Le vite sospese di Banat

b34Con 37°4 S Adriano Valerio aveva raccontato, in poco più di dieci minuti, senza ricorrere a dialoghi, ma solo con la voce narrante del personaggio maschile, l’amicizia, l’amore, il rapporto conflittuale con la propria terra (l’isola di Tristan da Cunha), la necessità di rimanere e il desiderio di partire di due adolescenti. Esprimendo queste complesse relazioni con uno sguardo sobrio, essenziale, con immagini costruite per sottrazione dove forte era l’affiorare di un senso di straniamento e spaesamento.

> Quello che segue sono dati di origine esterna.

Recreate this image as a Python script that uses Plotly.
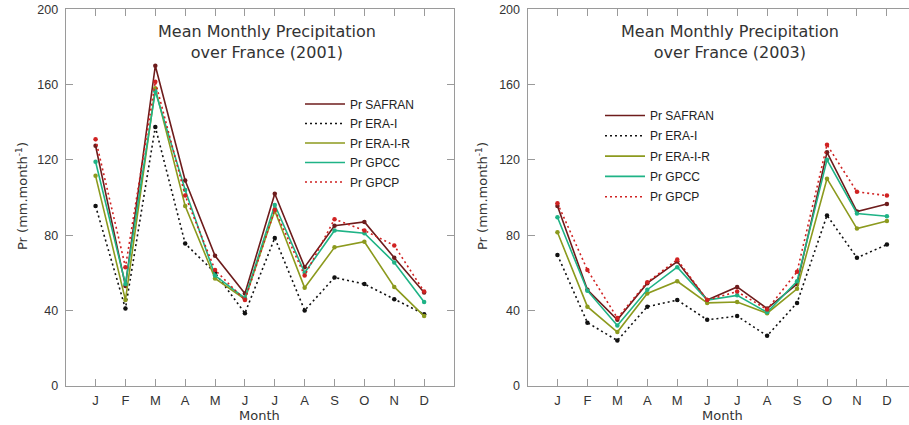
import plotly.graph_objects as go

# Month labels and positions on the x axis
months = ["J", "F", "M", "A", "M", "J", "J", "A", "S", "O", "N", "D"]
month_pos = list(range(1, 13))

series_names = ["Pr SAFRAN", "Pr ERA-I", "Pr ERA-I-R", "Pr GPCC", "Pr GPCP"]

# Mean monthly precipitation over France, 2001 (mm/month)
safran_2001 = [127.5, 53, 170, 109, 69, 49, 102, 63, 85, 87, 68, 49.5]
erai_2001 = [95.5, 41, 137.5, 75.5, 60, 38.5, 78.5, 40, 57.5, 54, 46, 38]
erair_2001 = [111.5, 45.5, 158, 95.5, 57, 46, 93, 52, 73.5, 76.5, 52.5, 37]
gpcc_2001 = [119, 54, 156.5, 104, 58.5, 46.5, 96, 60, 82.5, 81, 65.5, 44.5]
gpcp_2001 = [131, 63, 161.5, 101, 61.5, 45.5, 93.5, 58.5, 88.5, 82.5, 74.5, 50]

# Mean monthly precipitation over France, 2003 (mm/month)
safran_2003 = [95.5, 51, 35, 54.5, 66, 45.5, 52.5, 41, 54, 124, 92.5, 96.5]
erai_2003 = [69.5, 33.5, 24, 42, 45.5, 35, 37, 26.5, 44, 90.5, 68, 75]
erair_2003 = [81.5, 42, 28.5, 49, 55.5, 44, 44.5, 38.5, 51.5, 110, 83.5, 87.5]
gpcc_2003 = [89.5, 50.5, 32, 51, 63, 45.5, 48, 39, 55.5, 120, 91.5, 90]
gpcp_2003 = [97, 61.5, 36, 55, 67, 45.5, 50, 40.5, 60.5, 128, 103, 101]

y_ticks = [0, 40, 80, 120, 160, 200]

styles = [
    dict(color="#6e1c1c", dash="solid"),
    dict(color="#111111", dash="2px,3px"),
    dict(color="#8c9a1e", dash="solid"),
    dict(color="#1fb386", dash="solid"),
    dict(color="#d02222", dash="2px,3px"),
]

W, H = 909, 425

fig = go.Figure()

panels = [
    ([safran_2001, erai_2001, erair_2001, gpcc_2001, gpcp_2001], "x", "y", "legend", "2001"),
    ([safran_2003, erai_2003, erair_2003, gpcc_2003, gpcp_2003], "x2", "y2", "legend2", "2003"),
]
for values, xa, ya, lg, year in panels:
    for name, vals, st in zip(series_names, values, styles):
        group = f"{name} {year}"
        # connecting line (shown in the legend)
        fig.add_trace(go.Scatter(
            x=month_pos, y=vals, name=name, mode="lines",
            xaxis=xa, yaxis=ya, legend=lg, legendgroup=group,
            line=dict(color=st["color"], width=1.6, dash=st["dash"]),
        ))
        # monthly value dots
        fig.add_trace(go.Scatter(
            x=month_pos, y=vals, name=name, mode="markers",
            xaxis=xa, yaxis=ya, legend=lg, legendgroup=group, showlegend=False,
            marker=dict(color=st["color"], size=4.5),
        ))

axis_color = "#9a9a9a"
tick_font = dict(family="Liberation Sans, Arial, sans-serif", size=13, color="#333333")
ytick_font = dict(family="Liberation Sans, Arial, sans-serif", size=12.5, color="#333333")

def xaxis_cfg(domain, rng, mirror):
    return dict(
        domain=domain, range=rng, tickmode="array", tickvals=month_pos, ticktext=months,
        showline=True, linecolor=axis_color, linewidth=1, mirror=mirror,
        ticks="inside", ticklen=7, tickcolor=axis_color, showgrid=False, zeroline=False,
        tickfont=tick_font, ticklabelstandoff=3, automargin=False,
    )

def yaxis_cfg(domain, anchor, mirror):
    return dict(
        domain=domain, range=[0, 200], tickmode="array", tickvals=y_ticks, anchor=anchor,
        showline=True, linecolor=axis_color, linewidth=1, mirror=mirror,
        ticks="inside", ticklen=7, tickcolor=axis_color, showgrid=False, zeroline=False,
        tickfont=ytick_font, ticklabelstandoff=4, automargin=False,
    )

ydom = [(H - 385.7) / H, (H - 9.3) / H]
left_dom = [65.7 / W, 454 / W]
right_dom = [527.5 / W, 1.0]
right_max = (W - 527.5) / 29.95

title_font = dict(family="DejaVu Sans, sans-serif", size=16, color="#333333")
label_font = dict(family="DejaVu Sans, sans-serif", size=13, color="#333333")
legend_font = dict(family="Liberation Sans, Arial, sans-serif", size=12, color="#222222")

def note(text, x, y, **kw):
    return dict(text=text, x=x / W, y=1 - y / H, xref="paper", yref="paper",
                xanchor="center", yanchor="middle", showarrow=False, **kw)

fig.update_layout(
    width=W, height=H,
    margin=dict(l=0, r=0, t=0, b=0, autoexpand=False),
    paper_bgcolor="white", plot_bgcolor="white",
    xaxis=xaxis_cfg(left_dom, [0, 13], "ticks"),
    yaxis=yaxis_cfg(ydom, "x", "ticks"),
    xaxis2=xaxis_cfg(right_dom, [0, right_max], "ticks"),
    yaxis2=yaxis_cfg(ydom, "x2", False),
    legend=dict(x=300 / W, y=1 - 89.5 / H, xanchor="left", yanchor="top", itemwidth=40,
                tracegroupgap=0.5, bgcolor="rgba(255,255,255,0)", font=legend_font),
    legend2=dict(x=600 / W, y=1 - 101 / H, xanchor="left", yanchor="top", itemwidth=40,
                 tracegroupgap=1.3, bgcolor="rgba(255,255,255,0)", font=legend_font),
    annotations=[
        note("Mean Monthly Precipitation<br>over France (2001)", 267, 42.5, font=title_font, align="center"),
        note("Mean Monthly Precipitation<br>over France (2003)", 730, 42.5, font=title_font, align="center"),
        note("Month", 259, 415, font=label_font),
        note("Month", 722, 415, font=label_font),
        note("Pr (mm.month<sup>-1</sup>)", 22, 196, textangle=-90, font=label_font),
        note("Pr (mm.month<sup>-1</sup>)", 482, 196, textangle=-90, font=label_font),
    ],
)

fig.write_html("out.html")
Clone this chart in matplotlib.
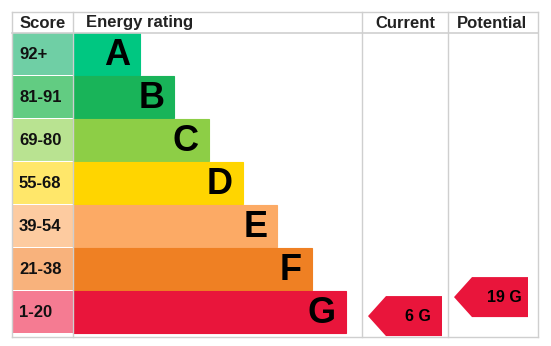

Due stati d’animo che il trentottenne regista rivendica come linee fondamentali del suo lavoro, acquistando rilevante funzione teorica oltre che ponendosi come strumento del disorientamento dei personaggi. Da 37°4 S a Banat- Il viaggio il passaggio è naturale, avviene quasi senza stacco, come il fluido continuare di un discorso con cui Valerio sta costruendo la sua filmografia. 37°4 S si può anche considerare come una sorta di prologo di Banat che, nella durata del lungometraggio, ri-colloca quegli elementi, li espande in una narrazione più ampia ma, al tempo stesso, rigorosamente tesa a suggerire piuttosto che a spiegare, a creare ellissi spazio-temporali (con l’uso di un pregevole montaggio alternato che coinvolge anche i piani dei dialoghi). In tal modo, le vite già sospese dei protagonisti Ivo e Clara, e quelle delle altre figure incontrate in Italia e in Romania, si sospendono ancor più. Si tratta di andare oltre, di mettersi in viaggio in cerca di un altrove, mossi dall’insoddisfazione, da una situazione economica che è solo il pre-testo per partire, generato soprattutto da un disequilibrio interiore, dal non riconoscersi, prima di tutto, nei codici e nelle istituzioni sociali esistenti.

banat 2015

 

Valerio costruisce un’opera geometrica e sensuale, mantenendo sempre quella “giusta distanza” che permette di aderire ai personaggi e agli ambienti con discrezione, con una scrittura prosciugata, eppure senza mai risultare estraneo alle situazioni descritte. Perché Banat non disegna solo la solitudine e i tentativi di ricominciare nuovi capitoli lavorativi e sentimentali da parte dell’agronomo Ivo e della restauratrice Clara, ma si sofferma con altrettanta puntualità sui luoghi da loro temporaneamente abitati, anch’essi carichi di memorie o in attesa di riaverne. Si pensi alla scena iniziale nell’appartamento di Bari, che non appartiene più a Ivo, in partenza per la Romania, e non ancora a Clara. Stanze vuote, piene solo di scatole, colte nel mezzo di un doppio trasloco. E si pensi alla casa nella campagna di Banat, nuova sistemazione di Ivo, con i suoi oggetti che documentano un passato per nulla archiviato (testimoniato anche da Ion, proprietario della tenuta agricola, che un tempo fu portiere della Steaua Bucaresicst, perseguitato per un suo gesto di non sottomissione al regime). Quello di Adriano Valerio è un cinema che ha la capacità di osservare, rendendoli un unico corpo, ponendoli in stretta relazione, personaggi, edifici, natura. Di mettere dei corpi in posa (come già accadeva in 37°4 S), ritagliandoli o sospendendoli nelle inquadrature come fossero delle figurine, non senza talvolta una certa dose di umorismo surreale (Valerio ha tra i suoi riferimenti Aki Kaurismäki e l’islandese Dagur Kári). Oppure di liberarli in tutta la loro fisicità mentre cantano o ascoltano una canzone. Perché le canzoni dicono più di qualsiasi discorso sui sentimenti e Valerio le inserisce come meglio non potrebbe, con funzione diegetica: Se t’amo t’amo di Rosanna Fratello – con il volto radioso di Clara, in sovrimpressione con quello della cantante nel video, guardata da Ivo e dall’amico romeno Christian – e quella francese sui titoli di coda. Canzoni che ipotizzano un futuro per i due trentenni italiani. Futuro che le immagini lasciano sospeso, abbandonando Ivo e Clara sulle dune di fronte a un mare fuori stagione. In un finale che parla con quello, indimenticabile, de Gli occhi stanchi di Corso Salani.